As pedras, sobre as quais caminhava, estavam ali a mais de cem anos, tiradas de uma jazida do morro do Ferrás que se vê olhando por cima do campanário da Igreja Matriz de Nossa Senhora Aparecida. Foram extraídas em regime de urgência para pavimentar a então estrada do Ferrás, atual Largo da Matriz, que liga, num trecho de trezentos metros, a Praça Cel. Diego Ferras à Igreja.
 
A terra em que estão assentadas guarda, segundo o que dizem as pessoas mais velhas, uma história de suor, sangue e de corpos de escravos, que morriam durante a construção e eram enterrados ali mesmo e no dia seguinte anunciava-se que os mesmos aviam fugido da estância do patriarca Maneco Ferrás. Hoje há quem afirme ouvir, nas noites de lua cheia, o som das marretas batendo nos ponteiros para cinzelar as “pedras ferro” e que são os espíritos dos escravos concluindo o trabalho interrompido por suas mortes.  

Compareceriam à inauguração da Matriz: o Bispo Dom Manuel Alcântara, o Prefeito Diogo Ferrás Neto, estancieiros da região e o Governador Teodoro Saraiva parente de Gumercindo Saraiva o famoso e controvertido comandante de tropa na Revolução de 93!... A presença dessas figuras justificava a urgência, mesmo por que eram épocas em que o Estado e a Igreja mantinham interesses comuns e obscuros.
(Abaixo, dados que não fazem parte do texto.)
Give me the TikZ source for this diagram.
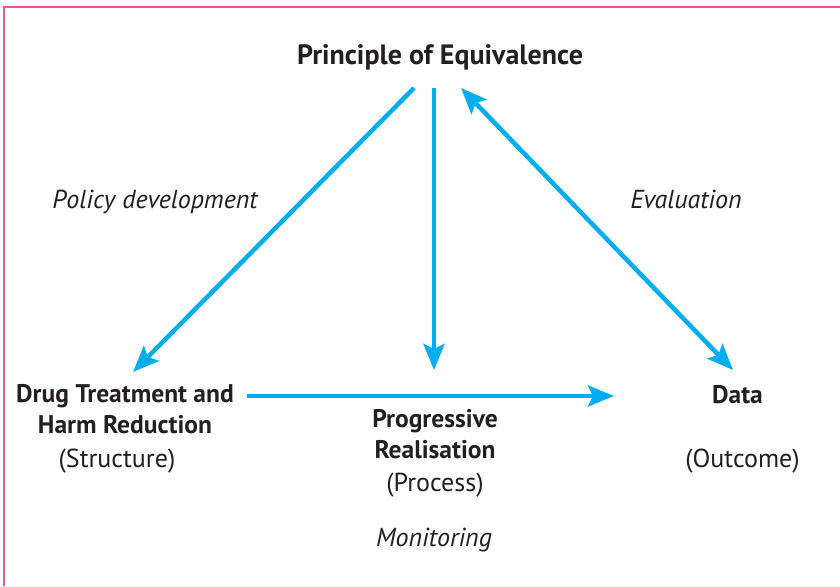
\documentclass[tikz,border=0pt]{standalone}
\usepackage{fontspec}
\setmainfont{PT Sans}
\usetikzlibrary{arrows.meta}
\definecolor{frame}{HTML}{E8559C}
\definecolor{flow}{HTML}{00AEEF}
\definecolor{ink}{HTML}{231F20}
\begin{document}
\begin{tikzpicture}[x=1pt,y=-1pt,
  txt/.style={inner sep=0pt,text=ink,font=\fontsize{26}{30}\selectfont,align=center},
  head/.style={txt,font=\fontsize{25.5}{30.5}\selectfont\bfseries},
  title/.style={txt,font=\fontsize{28}{30}\selectfont\bfseries},
  note/.style={txt,font=\fontsize{26}{30}\selectfont\itshape},
  flowline/.style={draw=flow,line width=4.5pt},
  tip/.style={-{Stealth[length=26pt,width=21pt,inset=5pt]}},
  tips/.style={{Stealth[length=26pt,width=21pt,inset=5pt]}-{Stealth[length=26pt,width=21pt,inset=5pt]}}]
\useasboundingbox (0,0) rectangle (840,586);
% frame (only its top and left edges fall inside the page)
\draw[frame,line width=1.5pt] (4,586) -- (4,7) -- (840,7);

% labels
\node[title] (pe) at (440,57) {Principle of Equivalence};
\node[note] (pol) at (155,202) {Policy development};
\node[note] (eval) at (686,199) {Evaluation};
\node[head] (drug) at (125,409) {Drug Treatment and\\Harm Reduction};
\node[txt] (struct) at (117,461) {(Structure)};
\node[head] (prog) at (435,434) {Progressive\\Realisation};
\node[txt] (proc) at (435,485) {(Process)};
\node[note] (mon) at (434,540) {Monitoring};
\node[head] (data) at (737.5,395) {Data};
\node[txt] (out) at (742.5,461) {(Outcome)};

% arrow end points
\coordinate (pL) at (414,88);
\coordinate (pM) at (434,88);
\coordinate (pR) at (461,88);
\coordinate (dT) at (133,372);
\coordinate (gT) at (434,370);
\coordinate (aT) at (733,370);
\coordinate (hS) at (247,396);
\coordinate (hE) at (614,396);

% connectors
\draw[flowline,tip] (pL) -- (dT);
\draw[flowline,tip] (pM) -- (gT);
\draw[flowline,tips] (pR) -- (aT);
\draw[flowline,tip] (hS) -- (hE);
\end{tikzpicture}
\end{document}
O conjunto da Praça da Matriz é um trabalho tombado pelo Patrimônio Histórico da União por ter sido considerado uma obra de arte. Forma um conjunto com o casario que tem prédios com quase cento e cinquenta anos, como é o caso do sobrado da Família Ferrás construído na década de 1810, sendo que, neste conjunto, o prédio mais novo tem noventa anos.

Trata-se realmente de uma obra de arte arquitetada e construída por um mestre, dois contramestres e mais doze homens portugueses vindos especialmente de Lisboa, que somados aos escravos da região, demoraram ....; meses para concluí-la.